Iran: After his computer locked up and had to be rebooted for the 300th time while researching The Great Satan, the Supreme Leader Ayatollah Ali Khamenei would declare the lead programmers infidels and impose a rare fatwa, or death sentence, on their heads. The American and British governments would help the programmers escape into hiding, setting off years of terrorist bombings worldwide. But there would be some justice: All other Iranians involved with the software would get their eyes gouged out and hands cut off.
Germany: Initially, the programmers would be severely spanked and urinated on at the Medieval Torture Museum in Rüdesheim on the Rhine River. But later, during OktoberFest, everything would be forgiven over brats and beers served by busty fräuleins and hunky studs wearing lederhosen.
England: The programmers would be forced into early retirement on the coastline in rural Devonshire, where they’d quietly finish out their days by strolling the Heathland at Woodbury Common with their dogs, reading the daily newspaper in a local café every morning and drinking hot tea. To appease the angry public, however, Prime Minister Gordan Brown would issue the following statement: “We are all deeply, deeply disappointed that Her Majesty’s programmers underperformed their duties when it came to creating Windows Vista, which is a regrettably poor operating system. It’s simply not cricket, and we trust the British people will be cheered indeed to hear that we are endeavoring to correct this unfortunate setback as expediently as possible. In meantime, we hope you will maintain a stiff upper lip, and God Save the Queen.”
France: To prevent riots in Paris, pint-sized President Nicolas Sarkozy would briefly stop fawning over his smoking-hot wife, former model Carla Bruni, to make a public statement. Standing on an overturned orange crate near the Arc de Triomphe, he would deliver a stern speech blasting Microsoft’s offices as “an antechamber of the morgue.” Then he would underscore his commitment to revive the nation’s work ethic and revitalize the French economy by slashing the programmers’ annual vacation benefits from 12 weeks to six weeks and forcing them to eat American Wonder bread and processed cheese for one full year.
Norway: The Norwegians wouldn’t give a damn.
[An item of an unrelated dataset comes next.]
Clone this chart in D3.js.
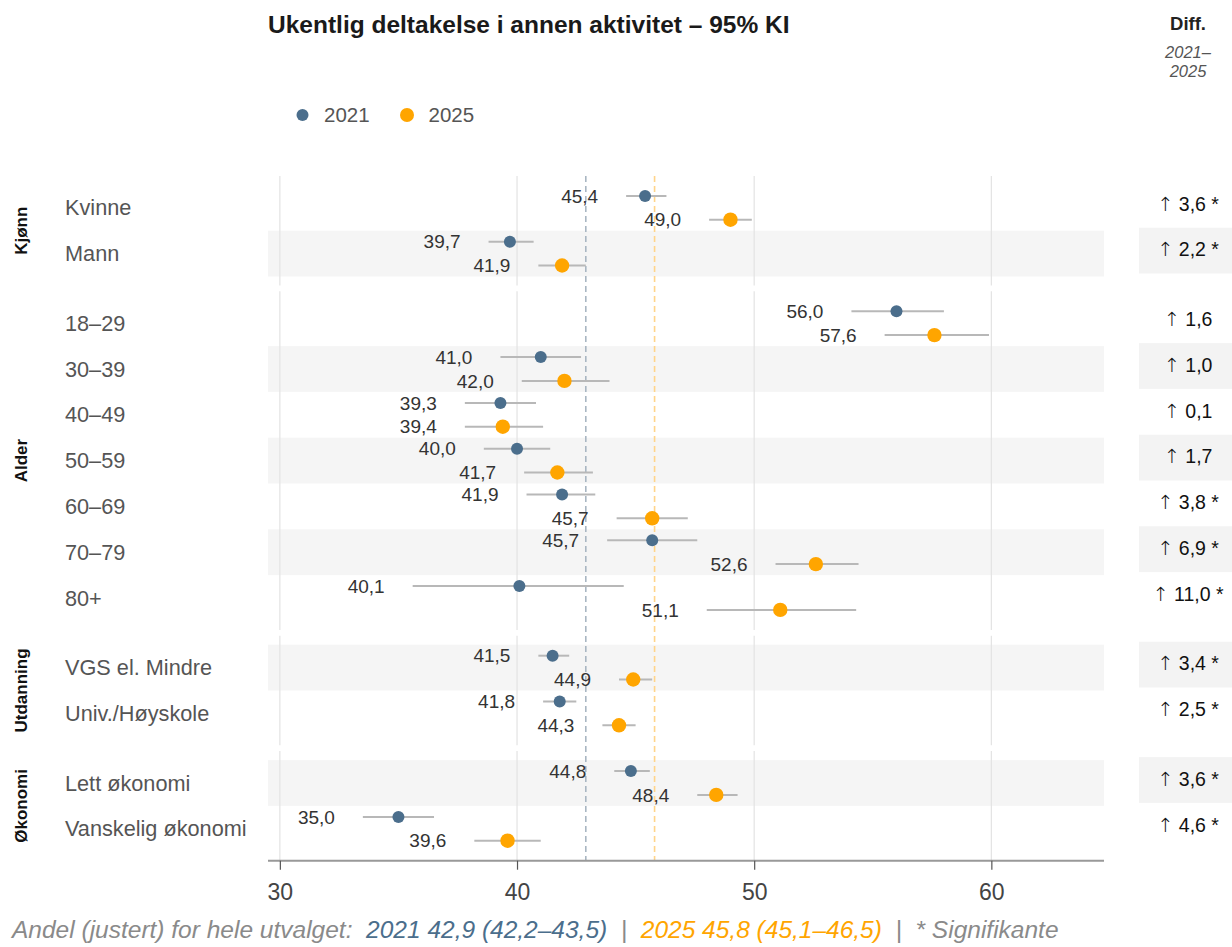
<!DOCTYPE html>
<html>
<head>
<meta charset="utf-8">
<script src="https://cdn.jsdelivr.net/npm/d3@7"></script>
<style>
  html, body { margin: 0; padding: 0; background: #fff; }
  svg { display: block; font-family: "Liberation Sans", Arial, sans-serif; }
</style>
</head>
<body>
<svg id="chart" width="1232" height="947"></svg>
<script>
// ---- Data ----
const groups = ["Kjønn", "Alder", "Utdanning", "Økonomi"];
const categories = ["Kvinne", "Mann", "18–29", "30–39", "40–49", "50–59", "60–69", "70–79", "80+",
  "VGS el. Mindre", "Univ./Høyskole", "Lett økonomi", "Vanskelig økonomi"];
const categoryGroup = [0, 0, 1, 1, 1, 1, 1, 1, 1, 2, 2, 3, 3];
const val2021 = [45.4, 39.7, 56.0, 41.0, 39.3, 40.0, 41.9, 45.7, 40.1, 41.5, 41.8, 44.8, 35.0];
const lo2021  = [44.6, 38.8, 54.1, 39.3, 37.8, 38.6, 40.4, 43.8, 35.6, 40.9, 41.1, 44.1, 33.5];
const hi2021  = [46.3, 40.7, 58.0, 42.7, 40.8, 41.4, 43.3, 47.6, 44.5, 42.2, 42.5, 45.6, 36.5];
const val2025 = [49.0, 41.9, 57.6, 42.0, 39.4, 41.7, 45.7, 52.6, 51.1, 44.9, 44.3, 48.4, 39.6];
const lo2025  = [48.1, 40.9, 55.5, 40.2, 37.8, 40.3, 44.2, 50.9, 48.0, 44.3, 43.6, 47.6, 38.2];
const hi2025  = [49.9, 42.9, 59.9, 43.9, 41.1, 43.2, 47.2, 54.4, 54.3, 45.7, 45.0, 49.3, 41.0];
const diffValues = ["3,6", "2,2", "1,6", "1,0", "0,1", "1,7", "3,8", "6,9", "11,0", "3,4", "2,5", "3,6", "4,6"];
const diffSignificant = [true, true, false, false, false, false, true, true, true, true, true, true, true];
const overall2021 = 42.9, overall2025 = 45.8;
const xTicks = [30, 40, 50, 60];
const years = ["2021", "2025"];
const footerParts = [
  {text: "Andel (justert) for hele utvalget:  ", cls: "grey"},
  {text: "2021 42,9 (42,2–43,5)", cls: "c2021"},
  {text: "  |  ", cls: "grey"},
  {text: "2025 45,8 (45,1–46,5)", cls: "c2025"},
  {text: "  |  * Signifikante", cls: "grey"}
];

// ---- Style ----
const C2021 = "#4b6e8c", C2025 = "#ffa500";
const fmt = v => d3.format(".1f")(v).replace(".", ",");

const svg = d3.select("#chart");
const plotLeft = 268, plotRight = 1104;
const rowH = 45.8, gapH = 23.8, plotTop = 184.9, gpad = 9;

const x = d3.scaleLinear().domain([29.5, 64.75]).range([plotLeft, plotRight]);
const slot = i => i + categoryGroup[i] * (gapH / rowH);
const y = d3.scaleLinear().domain([0, 1]).range([plotTop, plotTop + rowH]);

const rows = categories.map((c, i) => ({
  cat: c, i, g: categoryGroup[i],
  v1: val2021[i], l1: lo2021[i], h1: hi2021[i],
  v2: val2025[i], l2: lo2025[i], h2: hi2025[i],
  diff: diffValues[i], sig: diffSignificant[i]
}));

const groupExt = groups.map((g, gi) => {
  const idx = rows.filter(r => r.g === gi).map(r => r.i);
  const t = y(slot(d3.min(idx)));
  const b = y(slot(d3.max(idx)) + 1);
  return {name: g, t, b};
});

// shaded bands
rows.forEach(r => {
  if (r.i % 2 === 1) {
    svg.append("rect").attr("x", plotLeft).attr("y", y(slot(r.i)))
      .attr("width", plotRight - plotLeft).attr("height", rowH).attr("fill", "#f5f5f5");
    svg.append("rect").attr("x", 1139).attr("y", y(slot(r.i)) - 3)
      .attr("width", 1232 - 1139).attr("height", rowH).attr("fill", "#f3f3f3");
  }
});

// gridlines per group
groupExt.forEach(ge => {
  svg.selectAll(null).data(xTicks).enter().append("line")
    .attr("x1", d => x(d)).attr("x2", d => x(d))
    .attr("y1", ge.t - gpad).attr("y2", ge.b + gpad)
    .attr("stroke", "#e3e3e3").attr("stroke-width", 1.2);
});

// reference lines
const refTop = groupExt[0].t - gpad, refBot = groupExt[3].b + gpad;
svg.append("line").attr("x1", x(overall2021)).attr("x2", x(overall2021))
  .attr("y1", refTop).attr("y2", refBot)
  .attr("stroke", "#a9b6c2").attr("stroke-width", 1.6).attr("stroke-dasharray", "6,4");
svg.append("line").attr("x1", x(overall2025)).attr("x2", x(overall2025))
  .attr("y1", refTop).attr("y2", refBot)
  .attr("stroke", "#ffd48a").attr("stroke-width", 1.6).attr("stroke-dasharray", "6,4");

// CI lines + points + labels
const series = [
  {key: "1", off: 0.24, color: C2021, r: 6},
  {key: "2", off: 0.76, color: C2025, r: 7.2}
];
series.forEach(s => {
  const g = svg.append("g");
  g.selectAll("line.ci").data(rows).enter().append("line")
    .attr("x1", d => x(d["l" + s.key])).attr("x2", d => x(d["h" + s.key]))
    .attr("y1", d => y(slot(d.i) + s.off)).attr("y2", d => y(slot(d.i) + s.off))
    .attr("stroke", "#b8b8b8").attr("stroke-width", 2);
  g.selectAll("circle").data(rows).enter().append("circle")
    .attr("cx", d => x(d["v" + s.key])).attr("cy", d => y(slot(d.i) + s.off))
    .attr("r", s.r).attr("fill", s.color);
  g.selectAll("text").data(rows).enter().append("text")
    .attr("x", d => x(d["l" + s.key]) - 28).attr("y", d => y(slot(d.i) + s.off))
    .attr("dy", "0.35em").attr("text-anchor", "end")
    .attr("font-size", 19).attr("fill", "#333")
    .text(d => fmt(d["v" + s.key]));
});

// row labels
svg.selectAll("text.rowlab").data(rows).enter().append("text")
  .attr("class", "rowlab")
  .attr("x", 65).attr("y", d => y(slot(d.i) + 0.5)).attr("dy", "0.35em")
  .attr("font-size", 21.7).attr("fill", "#555").text(d => d.cat);

// group labels
groupExt.forEach(ge => {
  const cy = (ge.t + ge.b) / 2;
  svg.append("text").attr("transform", `translate(27,${cy}) rotate(-90)`)
    .attr("text-anchor", "middle").attr("font-size", 17).attr("font-weight", "bold")
    .attr("fill", "#111").text(ge.name);
});

// diff column
const dt = svg.selectAll("text.diff").data(rows).enter().append("text")
  .attr("class", "diff")
  .attr("x", 1188).attr("y", d => y(slot(d.i) + 0.5) - 4).attr("dy", "0.35em")
  .attr("text-anchor", "middle").attr("font-size", 19.5).attr("fill", "#111");
dt.append("tspan").attr("font-family", "'DejaVu Sans', sans-serif").attr("font-weight", "200")
  .attr("fill", "#111").text("↑");
dt.append("tspan").attr("fill", "#111").text(d => " " + d.diff + (d.sig ? " *" : ""));

svg.append("text").attr("x", 1188).attr("y", 30).attr("text-anchor", "middle")
  .attr("font-size", 18.5).attr("font-weight", "bold").attr("fill", "#222").text("Diff.");
svg.append("text").attr("x", 1188).attr("y", 58).attr("text-anchor", "middle")
  .attr("font-size", 16.5).attr("font-style", "italic").attr("fill", "#555").text("2021–");
svg.append("text").attr("x", 1188).attr("y", 77).attr("text-anchor", "middle")
  .attr("font-size", 16.5).attr("font-style", "italic").attr("fill", "#555").text("2025");

// title
svg.append("text").attr("x", 268).attr("y", 33).attr("font-size", 24.5)
  .attr("font-weight", "bold").attr("fill", "#1a1a1a")
  .text("Ukentlig deltakelse i annen aktivitet – 95% KI");

// legend
const leg = svg.append("g");
[{lab: years[0], c: C2021, r: 6, cx: 302.5}, {lab: years[1], c: C2025, r: 7, cx: 407}].forEach(l => {
  leg.append("circle").attr("cx", l.cx).attr("cy", 115).attr("r", l.r).attr("fill", l.c);
  leg.append("text").attr("x", l.cx + 21.5).attr("y", 122)
    .attr("font-size", 20.5).attr("fill", "#555").text(l.lab);
});

// axis
const axisY = groupExt[3].b + gpad;
const axis = d3.axisBottom(x).tickValues(xTicks).tickSize(9).tickPadding(14).tickFormat(d3.format("d"));
const ag = svg.append("g").attr("transform", `translate(0,${axisY})`).call(axis);
ag.select(".domain").attr("stroke", "#999").attr("stroke-width", 2)
  .attr("d", `M${plotLeft},0H${plotRight}`);
ag.selectAll(".tick line").attr("stroke", "#555").attr("stroke-width", 1.2);
ag.selectAll(".tick text").attr("font-size", 23).attr("fill", "#444")
  .attr("font-family", "'Liberation Sans', Arial, sans-serif");

// footer
const colors = {grey: "#8a8a8a", c2021: "#4b6e8c", c2025: "#ffa500"};
const ft = svg.append("text").attr("x", 12).attr("y", 938).attr("font-size", 24.5)
  .attr("font-style", "italic").style("white-space", "pre");
footerParts.forEach(p => ft.append("tspan").attr("fill", colors[p.cls]).text(p.text));
</script>
</body>
</html>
Why? Because the average Norwegian only works about six months a year, and yet is a millionaire who enjoys the highest standard of living in the world. As a result, the Norwegians are basically unflappable, happy people who frolic about in their fjords eating smoked salmon and drinking akevitt and don’t really give a shit about computer operating systems. They view the rest of the world as pathetic losers, and their motto says it all: “We’re Vikings—Don’t Even Think About Fucking With Us.”
Italy: A passionate argument would break out between the programmers and the public. Shouting would quickly degenerate into the throwing of rotten tomatoes, but once the threat of actual physical violence became real, Pope Benedict XVI would issue an order for peace. Then everybody would cork a bottle or two of red, sit down to enjoy some pasta Bolognese while listening to classic Enrico Caruso records, and end the day laughing and hugging. The programmer’s only lasting punishment: They’d be forced to continue driving the Fiat 500, which is slightly bigger than a breadbox and has been described as looking like “an angry bowling ball.”